Asked Thursday about Woodward’s comments to MSNBC, Brian Fallon, a spokesman for the Clinton campaign, directed a reporter to the outraged response on social media from many women.

“In today’s America, when a woman is loud it’s ‘shouting,’ when a man yells = enthusiasm. Where am I? Sudan?” Joyce Karam, the Washington bureau chief at the Arab newspaper Al-Hayat, wrote on Twitter.

In general, Fallon said, “that type of criticism gets leveled at women more than it does at men.”

Privately, even Clinton’s friends and supporters say that lately she does seem to be raising her voice more than usual. The tonal shift came in the waning days of the Iowa caucuses, when Clinton displayed a fire-in-the-belly determination on the campaign trail that helped her eke a victory against Sanders.

It is partly a reflection of the changing nature of Clinton’s events. She devoted the early months of her candidacy to speaking to a handful of voters in round-table discussions, and then shifted to larger town-hall-style events where she took questions and nodded intently as voters asked her about issues like Social Security and climate change.

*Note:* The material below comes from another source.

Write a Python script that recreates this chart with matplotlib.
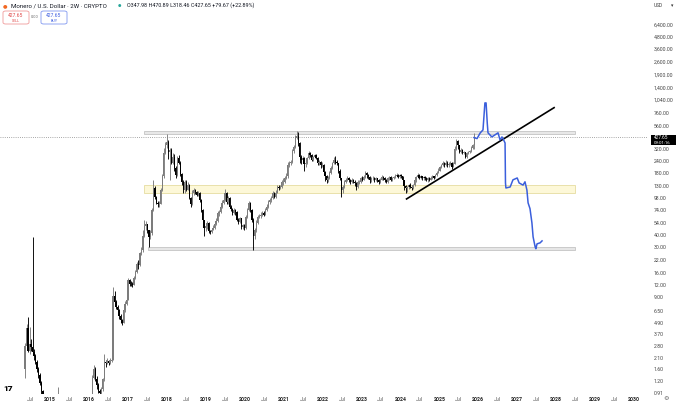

As the voting in Iowa neared, Clinton held larger rallies, drawing hundreds of supporters who chanted and waved her “Fighting for Us” campaign signs. And because Clinton, a former secretary of state and first lady, believes in the importance of 12-point plans, rather than sweeping campaign promises, she often raises her voice when mentioning arcane policy points, which can seem jarring to people unfamiliar with her delivery.

“It’s called an inversion, but I call it a perversion!” is one of Clinton’s favorite lines, referring to the complicated loophole that allows corporations to avoid paying taxes.

“And I’m going to invest in infrastructure!” she often says, lifting her vocal reach as she promises to rebuild roads and bridges and construct high-speed railways.

She grows forceful when emphasizing that the Dodd-Frank financial regulatory legislation includes a provision to break up the big banks, something Sanders has called for through reinstating the 1933 Glass-Steagall Act. “Folks, we already have the authority in Dodd-Frank,” Clinton says, bringing her voice back down to a near whisper.

In settings such as a forum on CNN on Wednesday and in the Democratic debates, Clinton seems comfortable, able to string together paragraphs of complex policy talk off the cuff. But that does not always come through when she speaks to large groups, public speaking experts said.

“There’s a lot of wisdom to the old adage that you almost garner more attention when you whisper,” said Terri Sjodin, a public speaking consultant based in Newport Beach, California. “But there’s an adrenaline that gets high when you’re in a large venue, an auditorium, and a natural tendency to shout or get louder.”

In some ways, the debate over Clinton’s speaking style is a reflection of the larger phenomenon of her candidacy — and that she is the first woman to have a serious shot at becoming a major political party’s presidential nominee.

“Some research suggests women can be competent or likable, but not both,” said Denise Graveline, a former aide in the Clinton administration and the author of “The Eloquent Woman’s Guide to Moderating Panels.” She pointed to the 1984 election, when Geraldine Ferraro, the first female vice-presidential candidate, struggled to find the right tenor.

Ferraro “lacked the credibility of a male candidate, adopted a stronger, more masculine style that may have suited her less,” Graveline said.

The tendency to yell on the campaign stump is not gender specific, but the public is much less accustomed to hearing a woman’s voice in such settings, said Ruth Sherman, a public speaking coach who advises chief executives and celebrities.

“You’ve got a whole generation of new voters who have never heard her in this way before,” Sherman said of Clinton.

But, she added, the former secretary of state, like many public figures male and female, could afford to work on her delivery.

“She tends to substitute volume for expression,” Sherman said.